==== Given data ====
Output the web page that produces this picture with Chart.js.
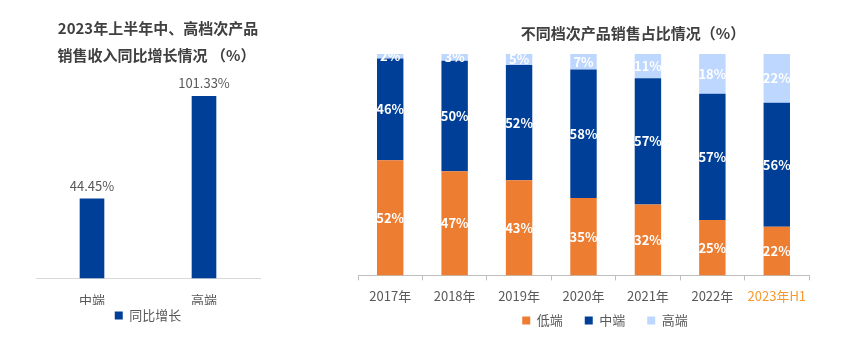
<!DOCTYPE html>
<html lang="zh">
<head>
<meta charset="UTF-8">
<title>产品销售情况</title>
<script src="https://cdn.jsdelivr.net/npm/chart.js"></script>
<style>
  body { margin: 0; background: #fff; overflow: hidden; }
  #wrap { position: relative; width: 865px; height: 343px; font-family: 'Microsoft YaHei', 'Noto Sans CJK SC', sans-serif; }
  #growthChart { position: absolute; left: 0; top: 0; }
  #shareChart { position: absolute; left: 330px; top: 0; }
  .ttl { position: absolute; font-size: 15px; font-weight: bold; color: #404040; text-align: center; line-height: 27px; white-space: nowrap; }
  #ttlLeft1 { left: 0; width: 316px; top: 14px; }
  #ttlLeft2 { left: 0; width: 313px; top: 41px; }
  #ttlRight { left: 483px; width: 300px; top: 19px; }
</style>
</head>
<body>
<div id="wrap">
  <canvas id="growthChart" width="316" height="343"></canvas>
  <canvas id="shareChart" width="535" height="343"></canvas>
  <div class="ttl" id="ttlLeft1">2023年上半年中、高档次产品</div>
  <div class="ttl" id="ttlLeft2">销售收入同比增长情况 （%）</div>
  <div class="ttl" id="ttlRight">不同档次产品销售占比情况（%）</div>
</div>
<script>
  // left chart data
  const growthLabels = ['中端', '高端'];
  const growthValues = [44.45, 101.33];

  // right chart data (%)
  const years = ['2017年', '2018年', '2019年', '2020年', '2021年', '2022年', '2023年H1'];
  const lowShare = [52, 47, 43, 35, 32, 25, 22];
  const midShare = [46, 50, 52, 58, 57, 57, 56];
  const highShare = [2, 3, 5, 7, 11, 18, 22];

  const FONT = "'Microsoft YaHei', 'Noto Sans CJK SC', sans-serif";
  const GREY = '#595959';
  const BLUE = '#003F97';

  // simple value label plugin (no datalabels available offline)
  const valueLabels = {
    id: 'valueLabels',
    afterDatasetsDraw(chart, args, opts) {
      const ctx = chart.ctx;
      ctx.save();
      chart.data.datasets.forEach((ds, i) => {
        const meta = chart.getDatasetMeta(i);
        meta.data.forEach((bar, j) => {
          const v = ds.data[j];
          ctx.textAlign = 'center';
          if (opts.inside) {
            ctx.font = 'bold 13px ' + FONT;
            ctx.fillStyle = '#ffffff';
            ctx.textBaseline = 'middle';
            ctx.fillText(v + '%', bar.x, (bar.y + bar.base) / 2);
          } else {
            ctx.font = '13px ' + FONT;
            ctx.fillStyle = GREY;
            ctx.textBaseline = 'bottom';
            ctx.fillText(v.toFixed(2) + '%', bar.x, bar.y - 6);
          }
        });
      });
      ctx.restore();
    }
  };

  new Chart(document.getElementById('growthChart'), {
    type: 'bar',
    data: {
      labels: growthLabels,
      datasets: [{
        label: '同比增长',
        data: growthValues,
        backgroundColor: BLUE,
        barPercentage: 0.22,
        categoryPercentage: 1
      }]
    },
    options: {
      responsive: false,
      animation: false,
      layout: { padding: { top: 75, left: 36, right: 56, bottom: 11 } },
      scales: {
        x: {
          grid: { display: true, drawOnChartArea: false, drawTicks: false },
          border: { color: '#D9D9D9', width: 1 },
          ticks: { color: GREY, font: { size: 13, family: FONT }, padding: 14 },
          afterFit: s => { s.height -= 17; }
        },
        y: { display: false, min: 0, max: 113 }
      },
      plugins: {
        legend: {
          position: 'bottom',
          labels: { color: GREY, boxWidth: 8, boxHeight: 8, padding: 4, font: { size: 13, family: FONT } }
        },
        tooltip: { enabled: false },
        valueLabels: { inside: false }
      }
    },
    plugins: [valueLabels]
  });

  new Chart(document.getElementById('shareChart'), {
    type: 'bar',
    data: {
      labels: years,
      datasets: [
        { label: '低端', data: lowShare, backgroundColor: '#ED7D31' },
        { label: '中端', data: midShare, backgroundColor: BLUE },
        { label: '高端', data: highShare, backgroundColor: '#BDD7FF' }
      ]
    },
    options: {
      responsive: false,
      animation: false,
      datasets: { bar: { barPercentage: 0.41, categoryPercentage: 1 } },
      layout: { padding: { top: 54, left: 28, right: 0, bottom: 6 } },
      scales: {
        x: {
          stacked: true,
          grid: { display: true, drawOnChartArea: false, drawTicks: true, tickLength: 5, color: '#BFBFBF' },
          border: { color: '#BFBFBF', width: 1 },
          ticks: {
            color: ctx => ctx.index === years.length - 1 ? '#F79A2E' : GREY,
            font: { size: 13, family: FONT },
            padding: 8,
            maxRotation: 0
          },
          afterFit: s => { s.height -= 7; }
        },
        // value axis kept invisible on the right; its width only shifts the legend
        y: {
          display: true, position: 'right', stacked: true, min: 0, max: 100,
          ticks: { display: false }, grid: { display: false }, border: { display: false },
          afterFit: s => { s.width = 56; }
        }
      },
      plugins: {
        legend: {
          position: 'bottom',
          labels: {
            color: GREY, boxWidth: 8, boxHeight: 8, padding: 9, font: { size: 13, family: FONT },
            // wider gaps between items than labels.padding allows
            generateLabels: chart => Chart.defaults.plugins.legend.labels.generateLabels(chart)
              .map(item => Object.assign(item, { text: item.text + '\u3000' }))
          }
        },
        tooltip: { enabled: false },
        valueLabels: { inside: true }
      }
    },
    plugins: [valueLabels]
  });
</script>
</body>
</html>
====
Restate the entire listing word for word, excluding pictures.

• [Completed exercise]
Output the web page that produces this picture with Chart.js.
<!DOCTYPE html>
<html lang="zh">
<head>
<meta charset="UTF-8">
<title>产品销售情况</title>
<script src="https://cdn.jsdelivr.net/npm/chart.js"></script>
<style>
  body { margin: 0; background: #fff; overflow: hidden; }
  #wrap { position: relative; width: 865px; height: 343px; font-family: 'Microsoft YaHei', 'Noto Sans CJK SC', sans-serif; }
  #growthChart { position: absolute; left: 0; top: 0; }
  #shareChart { position: absolute; left: 330px; top: 0; }
  .ttl { position: absolute; font-size: 15px; font-weight: bold; color: #404040; text-align: center; line-height: 27px; white-space: nowrap; }
  #ttlLeft1 { left: 0; width: 316px; top: 14px; }
  #ttlLeft2 { left: 0; width: 313px; top: 41px; }
  #ttlRight { left: 483px; width: 300px; top: 19px; }
</style>
</head>
<body>
<div id="wrap">
  <canvas id="growthChart" width="316" height="343"></canvas>
  <canvas id="shareChart" width="535" height="343"></canvas>
  <div class="ttl" id="ttlLeft1">2023年上半年中、高档次产品</div>
  <div class="ttl" id="ttlLeft2">销售收入同比增长情况 （%）</div>
  <div class="ttl" id="ttlRight">不同档次产品销售占比情况（%）</div>
</div>
<script>
  // left chart data
  const growthLabels = ['中端', '高端'];
  const growthValues = [44.45, 101.33];

  // right chart data (%)
  const years = ['2017年', '2018年', '2019年', '2020年', '2021年', '2022年', '2023年H1'];
  const lowShare = [52, 47, 43, 35, 32, 25, 22];
  const midShare = [46, 50, 52, 58, 57, 57, 56];
  const highShare = [2, 3, 5, 7, 11, 18, 22];

  const FONT = "'Microsoft YaHei', 'Noto Sans CJK SC', sans-serif";
  const GREY = '#595959';
  const BLUE = '#003F97';

  // simple value label plugin (no datalabels available offline)
  const valueLabels = {
    id: 'valueLabels',
    afterDatasetsDraw(chart, args, opts) {
      const ctx = chart.ctx;
      ctx.save();
      chart.data.datasets.forEach((ds, i) => {
        const meta = chart.getDatasetMeta(i);
        meta.data.forEach((bar, j) => {
          const v = ds.data[j];
          ctx.textAlign = 'center';
          if (opts.inside) {
            ctx.font = 'bold 13px ' + FONT;
            ctx.fillStyle = '#ffffff';
            ctx.textBaseline = 'middle';
            ctx.fillText(v + '%', bar.x, (bar.y + bar.base) / 2);
          } else {
            ctx.font = '13px ' + FONT;
            ctx.fillStyle = GREY;
            ctx.textBaseline = 'bottom';
            ctx.fillText(v.toFixed(2) + '%', bar.x, bar.y - 6);
          }
        });
      });
      ctx.restore();
    }
  };

  new Chart(document.getElementById('growthChart'), {
    type: 'bar',
    data: {
      labels: growthLabels,
      datasets: [{
        label: '同比增长',
        data: growthValues,
        backgroundColor: BLUE,
        barPercentage: 0.22,
        categoryPercentage: 1
      }]
    },
    options: {
      responsive: false,
      animation: false,
      layout: { padding: { top: 75, left: 36, right: 56, bottom: 11 } },
      scales: {
        x: {
          grid: { display: true, drawOnChartArea: false, drawTicks: false },
          border: { color: '#D9D9D9', width: 1 },
          ticks: { color: GREY, font: { size: 13, family: FONT }, padding: 14 },
          afterFit: s => { s.height -= 17; }
        },
        y: { display: false, min: 0, max: 113 }
      },
      plugins: {
        legend: {
          position: 'bottom',
          labels: { color: GREY, boxWidth: 8, boxHeight: 8, padding: 4, font: { size: 13, family: FONT } }
        },
        tooltip: { enabled: false },
        valueLabels: { inside: false }
      }
    },
    plugins: [valueLabels]
  });

  new Chart(document.getElementById('shareChart'), {
    type: 'bar',
    data: {
      labels: years,
      datasets: [
        { label: '低端', data: lowShare, backgroundColor: '#ED7D31' },
        { label: '中端', data: midShare, backgroundColor: BLUE },
        { label: '高端', data: highShare, backgroundColor: '#BDD7FF' }
      ]
    },
    options: {
      responsive: false,
      animation: false,
      datasets: { bar: { barPercentage: 0.41, categoryPercentage: 1 } },
      layout: { padding: { top: 54, left: 28, right: 0, bottom: 6 } },
      scales: {
        x: {
          stacked: true,
          grid: { display: true, drawOnChartArea: false, drawTicks: true, tickLength: 5, color: '#BFBFBF' },
          border: { color: '#BFBFBF', width: 1 },
          ticks: {
            color: ctx => ctx.index === years.length - 1 ? '#F79A2E' : GREY,
            font: { size: 13, family: FONT },
            padding: 8,
            maxRotation: 0
          },
          afterFit: s => { s.height -= 7; }
        },
        // value axis kept invisible on the right; its width only shifts the legend
        y: {
          display: true, position: 'right', stacked: true, min: 0, max: 100,
          ticks: { display: false }, grid: { display: false }, border: { display: false },
          afterFit: s => { s.width = 56; }
        }
      },
      plugins: {
        legend: {
          position: 'bottom',
          labels: {
            color: GREY, boxWidth: 8, boxHeight: 8, padding: 9, font: { size: 13, family: FONT },
            // wider gaps between items than labels.padding allows
            generateLabels: chart => Chart.defaults.plugins.legend.labels.generateLabels(chart)
              .map(item => Object.assign(item, { text: item.text + '\u3000' }))
          }
        },
        tooltip: { enabled: false },
        valueLabels: { inside: true }
      }
    },
    plugins: [valueLabels]
  });
</script>
</body>
</html>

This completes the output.